Félicité Robert de Lamennais

Born into a bourgeois family on 19 June 1782 in Saint-Malo (France), he was a brilliant writer who became an influential and controversial figure in the history of the French Church.
Together with his brother Jean, he conceived the idea of revitalising Roman Catholicism as the key to social regeneration. They even outlined a reform programme in their work Reflections on the State of the Church..., in 1808.
Five years later, in the midst of the conflict between Napoleon and the Papacy, the brothers produced a defence of Ultramontanism (the doctrine and policy of French Catholics who were inspired by the Roman Curia, defending the absolute authority of the Pope in matters of faith and discipline). This book brought Lamennais into conflict with the Emperor, causing him to flee quickly to England in 1815.

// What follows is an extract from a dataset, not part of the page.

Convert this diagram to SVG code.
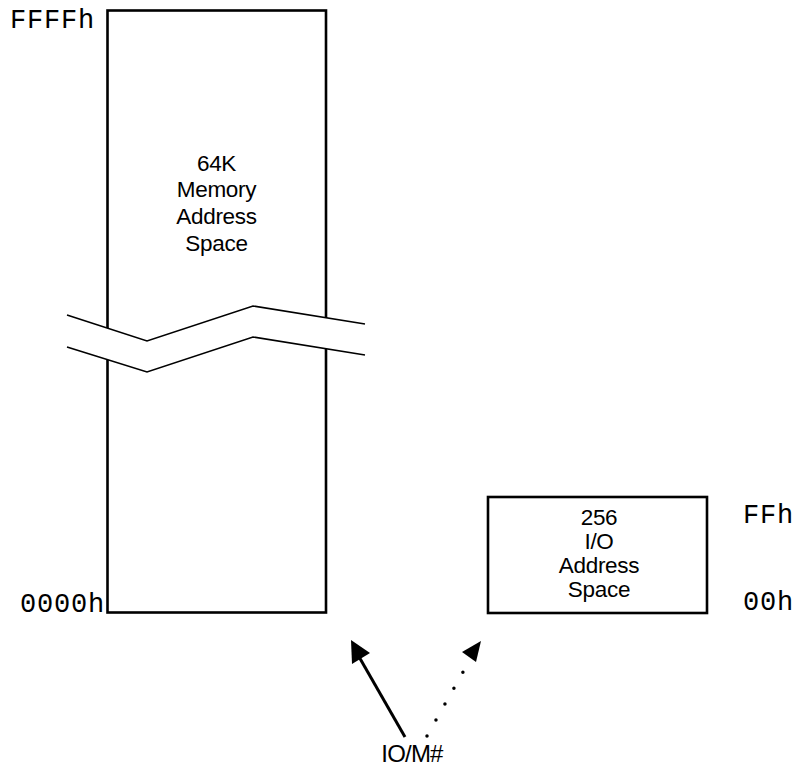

A year later, at the age of 34, Lamennais returned to Paris and was ordained a priest. A fluent writer, politician and philosopher, he strove to combine liberal politics with Roman Catholicism after the French Revolution. Thus, as early as 1817, he published Essays on Indifference in Matters of Religion Considered in Relation to Political and Civil Order, as well as a translation of The Imitation of Jesus Christ. The Essays brought him immediate fame.
In it, Lamennais defended the necessity of religion, basing his appeals on the authority of tradition and the general reason of mankind, rather than on the individualism of private judgement. Although he defended ultramontanism in the religious sphere, in his political convictions he was a liberal who advocated the separation of state and church, freedom of conscience, education and the press.
After the July Revolution of 1830, Lamennais, together with Henri Lacordaire (another exponent of the Codification) and Charles de Montalembert, as well as an enthusiastic group of liberal Roman Catholic writers, founded the newspaper L'Avenir. In this journal, Lamennais defended democratic principles and the separation of church and state, creating problems with both the French ecclesiastical hierarchy and the government of King Louis-Philippe.
Pope Gregory XVI disavowed Lamennais' views in the encyclical Mirari Vos of August 1831. Thereafter, Lamennais turned to attacking the papacy and the European monarchies, writing the famous poem Words of a Believer, which was condemned in the papal encyclical Singulari Vos in July 1834. The result was Lamennais' exclusion from the Church.
Tireless, he devoted himself to the cause of the people, putting his pen to the service of republicanism and socialism. He wrote works such as The Book of the People (1838), The Affairs of Rome and Outline of a Philosophy. He was sentenced to prison, but in 1848 he was elected to the National Assembly and retired in 1851.
When he died in Paris on 27 February 1854, unwilling to reconcile with the Church, he was buried in a pauper's grave.
In the Spiritual World, he did not remain idle, and in The Spirits' Book, in question number 1009, we find a message from him, which illustrates the answer. In it, he reveals the traits of his faith, urging people to draw near to the Good Shepherd and the Father Creator, vigorously combating the belief in eternal punishment.
In his signature message in The Gospel According to Spiritism, chapter XI, point 15, he reveals himself as a compassionate being, calling creatures to obey the voice of the heart, offering, if necessary, his life for the life of an evildoer.